Superheroes inhabited our black and white TV on Saturday mornings in the early 1960’s. Spiderman, Superman, and Wonder Woman evoked awe and satisfaction as the good guys won. What I did not realize was that surviving in our small rural town required powers that rivaled those on our living room screen. Disguised as a mild mannered mother of three, with cape and tights swapped for a cotton housedress and apron, mom’s superpowers included creating meals for five on a budget for two. Her hands magically transformed greenery from the woodland floor into the greenbacks that provided holiday extras as she crafted and sold Christmas wreaths from our driveway. The Singer sewing machine sang her theme song as she conjured new clothing for us kids from the unworn parts of dad’s pants and shirts; or summoned forth warm colorful quilts from bits of spare fabric.
Mom played her part as provider with little ado. However, her starring role was that of the protector, vigilant and ready to fly into action. Late summer was blueberry season. Mom herded us up the road into the neighbor’s berry lot / cow pasture day after day and we filled coffee can buckets with berries to send to market. Navigating through the well chewed paths between tall bushes, we occasionally met a munching black and white Hereford that glanced our way and then continued on her own mission. The less docile bull was kept in a different pasture – usually. One day mom’s hands froze abruptly as she cocked her head to one side. With barely a word she swept my two brothers and me through the bushes towards the fence, glancing behind as we ran. She lifted the bottom strand of sharp toothed wire as we scrambled under. Then rolled her plump body beneath the pointed spines with speed and agility we didn’t know she possessed.

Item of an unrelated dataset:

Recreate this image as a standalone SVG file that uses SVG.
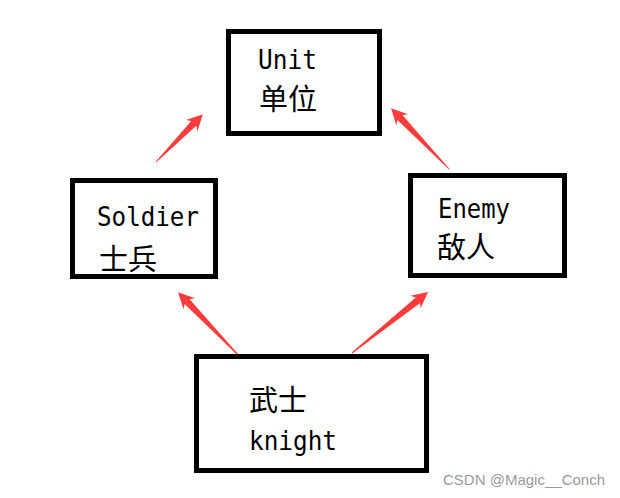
<svg xmlns="http://www.w3.org/2000/svg" width="620" height="498" viewBox="0 0 620 498">
<style>
.box{fill:#fff;stroke:#000;stroke-width:5}
.lat{font-family:"DejaVu Sans Mono","Liberation Mono",monospace;font-size:27px;fill:#000}
.cjk{font-family:"Noto Sans CJK SC","Noto Sans CJK JP",sans-serif;font-size:29px;fill:#000}
.arrow{fill:#FF3B3B;stroke:none}
.wm{font-family:"Liberation Sans","Noto Sans",sans-serif;font-size:15px;fill:#9a9a9a}
</style>
<rect width="620" height="498" fill="#fff"/>
<g id="connectors">
<path class="arrow" transform="translate(156,162) rotate(-45.6)" d="M0,-0.5 L54,-3.5 L51,-8 L67,0 L51,8 L54,3.5 L0,0.5 Z"/>
<path class="arrow" transform="translate(449,169) rotate(-133.6)" d="M0,-0.5 L71,-3.5 L68,-8 L84,0 L68,8 L71,3.5 L0,0.5 Z"/>
<path class="arrow" transform="translate(241,358) rotate(-133.7)" d="M0,-0.5 L78,-3.5 L75,-8 L91,0 L75,8 L78,3.5 L0,0.5 Z"/>
<path class="arrow" transform="translate(352,353) rotate(-38.7)" d="M0,-0.5 L84.5,-3.5 L81.5,-8 L97.5,0 L81.5,8 L84.5,3.5 L0,0.5 Z"/>
</g>
<g id="unit">
<rect class="box" x="228.5" y="31.5" width="151" height="102"/>
<text class="lat" x="258" y="69" textLength="59" lengthAdjust="spacingAndGlyphs">Unit</text>
<text class="cjk" x="259" y="110">单位</text>
</g>
<g id="soldier">
<rect class="box" x="72.5" y="180.5" width="143" height="96"/>
<text class="lat" x="97" y="226" textLength="102" lengthAdjust="spacingAndGlyphs">Soldier</text>
<text class="cjk" x="99" y="270">士兵</text>
</g>
<g id="enemy">
<rect class="box" x="410.5" y="175.5" width="154" height="100"/>
<text class="lat" x="438" y="218" textLength="72" lengthAdjust="spacingAndGlyphs">Enemy</text>
<text class="cjk" x="437" y="258">敌人</text>
</g>
<g id="knight">
<rect class="box" x="196.5" y="356.5" width="230" height="114"/>
<text class="cjk" x="249" y="411">武士</text>
<text class="lat" x="249" y="450" textLength="88" lengthAdjust="spacingAndGlyphs">knight</text>
</g>
<text class="wm" x="443" y="485" textLength="162" lengthAdjust="spacingAndGlyphs">CSDN @Magic__Conch</text>
</svg>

The horned snorting bull arrived just inches away as she gained her feet. She stood between us and the bull, unmoving except for her heaving chest, staring up at him while he pawed the ground with his hoof, nostrils flared, until he finally turned and sauntered away. She remained, still and quiet, rooted to that spot for several minutes. She never took us into the pasture again without confirmation that the bull was where he belonged.
Summer weekends often included family camping trips to the Adirondack Mountains in our unique olive green mobile home – an old bread van. Dad had built 2X4 bunks and a fold down bench seat to accommodate sleeping the five of us. Visiting local dumps in the early evening to watch bears feed was a popular pastime – soon after prohibited and fenced off for safety. Mom’s steps stuttered along the gravel as her eyes surveyed the area surrounding a small crowd. As we all watched the bears descend the hill in front of us, stopping to snack on enticing morsels along the way, mom glimpsed movement behind us, and screamed: “BEAR!!” She seized my arm and bolted towards the camper, my feet barely touching the ground. My face flushed as the other spectators chuckled and watched the bear lumber past on the way to its evening meal. We did not return to the show, and though I would later claim I had been held back against my will, I made no move to leave the steel walls and closed door.

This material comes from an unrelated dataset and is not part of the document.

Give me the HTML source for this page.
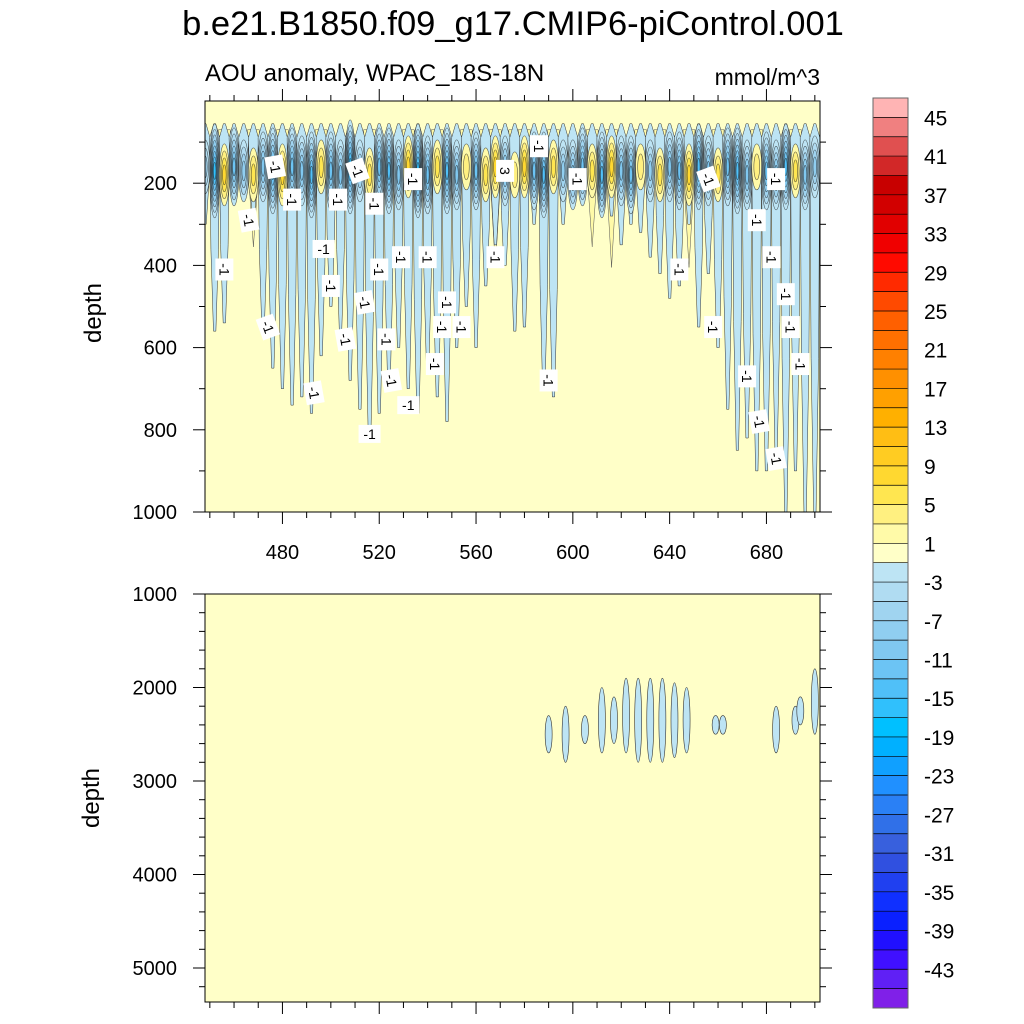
<!DOCTYPE html>
<html><head><meta charset="utf-8">
<style>
html,body{margin:0;padding:0;background:#fff;}
svg{display:block;font-family:"Liberation Sans",sans-serif;}
</style></head>
<body>
<svg id="chart" width="1024" height="1024" viewBox="0 0 1024 1024">
<text x="513" y="35" font-size="34.5" text-anchor="middle">b.e21.B1850.f09_g17.CMIP6-piControl.001</text>
<text x="205" y="81" font-size="24">AOU anomaly, WPAC_18S-18N</text>
<text x="820" y="85" font-size="23" text-anchor="end">mmol/m^3</text>
<text transform="translate(101,313) rotate(-90)" font-size="24" text-anchor="middle">depth</text>
<text transform="translate(99,798) rotate(-90)" font-size="24" text-anchor="middle">depth</text>
<defs>
<clipPath id="cu"><rect x="205" y="101" width="615" height="411"/></clipPath>
<clipPath id="cl"><rect x="205" y="594" width="615" height="408"/></clipPath>
</defs>
<g id="upper"></g>
<g id="lower"></g>
<g id="cbar"></g>
</svg>
<script>
// ---- data ----
const colX = [448,452,456,460,464,468,472,476,480,484,488,492,496,500,504,508,512,516,520,524,528,532,536,540,544,548,552,556,560,564,568,572,576,580,584,588,592,596,600,604,608,612,616,620,624,628,632,636,640,644,648,652,656,660,664,668,672,676,680,684,688,692,696,700];
const blueDepth = [300,560,540,250,220,280,560,650,700,740,720,760,620,500,560,680,750,830,760,700,600,700,760,650,720,780,600,500,600,450,350,400,560,550,300,700,720,300,250,200,220,250,280,350,300,320,380,420,480,450,300,550,420,600,750,850,820,900,900,850,1000,900,1000,1000];
const surfAmp = [-5,-15,7,-11,-7,5,-9,-13,7,-11,-9,-13,5,-11,-9,-15,-7,5,-11,-13,-9,7,-15,-11,5,-13,-9,3,-11,5,7,-9,3,7,-11,-13,5,-7,-9,-11,5,-13,7,-9,-11,3,-7,5,-9,-11,7,-13,-9,5,-11,-13,-9,3,-11,-9,-13,5,-9,-7];
const lowerX = [590,597,605,612,617,622,627,632,637,642,647,659,662,684,692,694,700];
const lowerTop = [2300,2200,2300,2000,2100,1900,1900,1900,1900,1950,2000,2300,2300,2200,2200,2100,1800];
const lowerBottom = [2700,2800,2600,2700,2600,2700,2800,2800,2800,2750,2700,2500,2500,2700,2500,2400,2500];
const levelLabels = ["45","41","37","33","29","25","21","17","13","9","5","1","-3","-7","-11","-15","-19","-23","-27","-31","-35","-39","-43"];
const upperXTicks = [480,520,560,600,640,680];
const upperYTicks = [200,400,600,800,1000];
const lowerYTicks = [1000,2000,3000,4000,5000];
const contourLabels = [[456,410,90,"-1"],[466,290,80,"-1"],[474,550,70,"-1"],[477,160,80,"-1"],[484,240,90,"-1"],[493,710,80,"-1"],[497,360,0,"-1"],[500,450,90,"-1"],[503,240,90,"-1"],[506,580,80,"-1"],[511,170,70,"-1"],[514,490,80,"-1"],[516,810,0,"-1"],[518,250,90,"-1"],[520,410,90,"-1"],[523,580,90,"-1"],[525,680,80,"-1"],[529,380,90,"-1"],[532,740,0,"-1"],[534,190,90,"-1"],[540,380,90,"-1"],[543,640,90,"-1"],[546,550,90,"-1"],[548,490,90,"-1"],[554,550,90,"-1"],[568,380,90,"-1"],[572,170,90,"3"],[586,110,90,"-1"],[590,680,90,"-1"],[602,190,90,"-1"],[644,410,90,"-1"],[658,550,90,"-1"],[656,190,70,"-1"],[672,670,90,"-1"],[676,290,90,"-1"],[677,780,80,"-1"],[682,380,90,"-1"],[684,190,90,"-1"],[688,470,90,"-1"],[690,550,90,"-1"],[694,640,90,"-1"],[684,870,80,"-1"]];
// ---- scales ----
const xs = v => 205 + (v - 448) * 2.42;
const yu = d => 101 + d * 0.411;
const yl = d => 594 + (d - 1000) * 0.0935;
const NS = "http://www.w3.org/2000/svg";
const colors = ["#ffb4b4","#f08080","#e05050","#d22828","#c80000","#d20000","#e10000","#f00000","#ff0a00","#ff2a00","#ff4a00","#ff6000","#ff7000","#ff8000","#ff9000","#ffa000","#ffb000","#ffbe14","#ffcc22","#ffd830","#ffe650","#fff080","#fffaa8","#ffffc8","#bde4f4","#b0dcf2","#a0d4f0","#90cef0","#80c8f0","#6cc4f4","#50c0f8","#30c0fc","#00c0ff","#00b0ff","#10a0ff","#2090ff","#2a80f5","#3070e8","#3860dd","#3050e0","#2040f0","#1030ff","#0a20ff","#2010ff","#4010ff","#6020f5","#8020e8"];
function colorFor(v){
  let i = Math.floor((45 - v) / 2) + 1; if (i < 0) i = 0; if (i > 46) i = 46; return colors[i];
}
function mk(tag, attrs, parent){ const e = document.createElementNS(NS, tag); for (const k in attrs) e.setAttribute(k, attrs[k]); parent.appendChild(e); return e; }
const up = document.getElementById('upper');
const lo = document.getElementById('lower');
const cb = document.getElementById('cbar');
const ubg = mk('rect',{x:205,y:101,width:615,height:411,fill:'#ffffc8'},up);


const ug = mk('g',{'clip-path':'url(#cu)'},up);
colX.forEach((x,i)=>{
  if (surfAmp[i] > 0){
    const cx = xs(x), top = yu(70), bot = yu(230 + surfAmp[i]*25);
    const p = mk('path',{d:`M${cx-6},${top} L${cx+6},${top} L${cx+4},${(top+bot)/2} L${cx},${bot} L${cx-4},${(top+bot)/2} Z`,fill:'#fffaa8',stroke:'#555',"stroke-width":0.5},ug);
    
    
  }
});
colX.forEach((x,i)=>{
  const cx = xs(x), w = 5, top = yu(65), bot = yu(blueDepth[i]);
  const mid = top + (bot-top)*0.6;
  const p = mk('path',{d:`M${cx-1},${top-4} L${cx+1},${top-4} L${cx+w},${top+10} L${cx+w*0.75},${mid} L${cx+1.2},${bot} L${cx-1.2},${bot} L${cx-w*0.75},${mid} L${cx-w},${top+10} Z`,fill:'#bde4f4',stroke:'#333',"stroke-width":0.5},ug);
  
  
});
colX.forEach((x,i)=>{
  const a = surfAmp[i], cx = xs(x);
  const n = Math.floor(Math.abs(a)/2);
  const hmax = 14 + Math.abs(a)*2;
  for (let k=0;k<=n;k++){
    const lev = a<0 ? -1-2*k : 1+2*k;
    const f = 1 - k/(n+1);
    const e = mk('ellipse',{cx:cx,cy:yu(170)+(i%3-1)*4,rx:4.2*f+0.8,ry:hmax*f+3,fill:colorFor(lev+(a<0?-0.5:0.5)),stroke:'#222',"stroke-width":0.6,"stroke-opacity":0.75},ug);
    
    
  }
});
contourLabels.forEach(c=>{
  const g = mk('g',{transform:`translate(${xs(c[0])},${yu(c[1])}) rotate(${c[2]})`},ug);
  
  
  mk('rect',{x:-11,y:-9,width:22,height:18,fill:'#fff'},g);
  const t = mk('text',{x:0,y:5,'font-size':14,'text-anchor':'middle'},g); t.textContent = c[3];
});
mk('rect',{x:205,y:101,width:615,height:411,fill:'none',stroke:'#000','stroke-width':1},up);
for (let v=450; v<=700; v+=10){
  const major = upperXTicks.includes(v), L = major?12:6;
  mk('line',{x1:xs(v),x2:xs(v),y1:512,y2:512+L,stroke:'#000'},up);
  mk('line',{x1:xs(v),x2:xs(v),y1:101,y2:101-L,stroke:'#000'},up);
}
upperXTicks.forEach(v=>{ const t=mk('text',{x:xs(v),y:559,'font-size':20,'text-anchor':'middle'},up); t.textContent=v;
    });
for (let d=100; d<=1000; d+=100){
  const major = upperYTicks.includes(d), L = major?12:6;
  mk('line',{x1:205,x2:205-L,y1:yu(d),y2:yu(d),stroke:'#000'},up);
  mk('line',{x1:820,x2:820+L,y1:yu(d),y2:yu(d),stroke:'#000'},up);
}
upperYTicks.forEach(d=>{ const t=mk('text',{x:177,y:yu(d)+7,'font-size':20,'text-anchor':'end'},up); t.textContent=d;
    });
const lbg = mk('rect',{x:205,y:594,width:615,height:408,fill:'#ffffc8'},lo);


const lg = mk('g',{'clip-path':'url(#cl)'},lo);
lowerX.forEach((x,i)=>{
  const e = mk('ellipse',{cx:xs(x),cy:(yl(lowerTop[i])+yl(lowerBottom[i]))/2,rx:3.5,ry:(yl(lowerBottom[i])-yl(lowerTop[i]))/2,fill:'#bde4f4',stroke:'#333','stroke-width':0.6},lg);
  
  
});
mk('rect',{x:205,y:594,width:615,height:408,fill:'none',stroke:'#000'},lo);
for (let v=450; v<=700; v+=10){
  const major = upperXTicks.includes(v), L = major?12:6;
  mk('line',{x1:xs(v),x2:xs(v),y1:1002,y2:1002+L,stroke:'#000'},lo);
}
for (let d=1000; d<=5200; d+=200){
  const major = lowerYTicks.includes(d), L = major?12:6;
  mk('line',{x1:205,x2:205-L,y1:yl(d),y2:yl(d),stroke:'#000'},lo);
  mk('line',{x1:820,x2:820+L,y1:yl(d),y2:yl(d),stroke:'#000'},lo);
}
lowerYTicks.forEach(d=>{ const t=mk('text',{x:177,y:yl(d)+7,'font-size':20,'text-anchor':'end'},lo); t.textContent=d;
    });
const bh = 910/47;
colors.forEach((c,i)=>{
  const r = mk('rect',{x:873,y:98+i*bh,width:35,height:bh+0.3,fill:c},cb);
  
  
  if (i>0) mk('line',{x1:873,x2:908,y1:98+i*bh,y2:98+i*bh,stroke:'#000','stroke-width':0.7},cb);
});
mk('rect',{x:873,y:98,width:35,height:910,fill:'none',stroke:'#666','stroke-width':1},cb);
levelLabels.forEach((s,j)=>{
  const t = mk('text',{x:924,y:98+(1+2*j)*bh+8,'font-size':21},cb); t.textContent=s;
   
});
</script>
</body></html>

The definition of mom expanded to include the word ‘brave’ one day when a six foot black snake invaded our enclosed back porch. Upon spotting the snake she immediately pushed us inside the house, slammed the door, grabbed a shovel, knocked it down from the rafters and severed its head. When she came inside I watched as she sat shaking on the settee, and then listened as she called her sister and choked out the details. I knew she was holding back tears. I also knew I did not have to worry about anything slithering my way.

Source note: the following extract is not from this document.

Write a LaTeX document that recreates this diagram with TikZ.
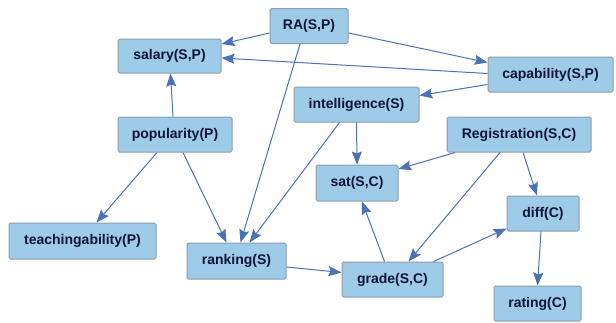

As I grew and craved more freedom mom’s protection became less welcomed, often sucking the air out from under my sprouting wings. Extreme restrictions cloaked in the guise of safety – no sleepovers, no high school dances, no class trip with the band – fed the growth of my own powers of deception to dodge her wary watch. Despite obstacles of finances and conflicting expectations I fled her protective grip by escaping to college. It was a giant step from a sheltered world, not without apprehension. But thanks to mom I had learned to work hard, to think creatively, to observe my surroundings carefully, and when necessary, to act with bravery and strength despite fear. I am grateful for the lessons that supported me as I moved into adulthood, taught by my own personal superhero through the greatest power of all – a mother’s love.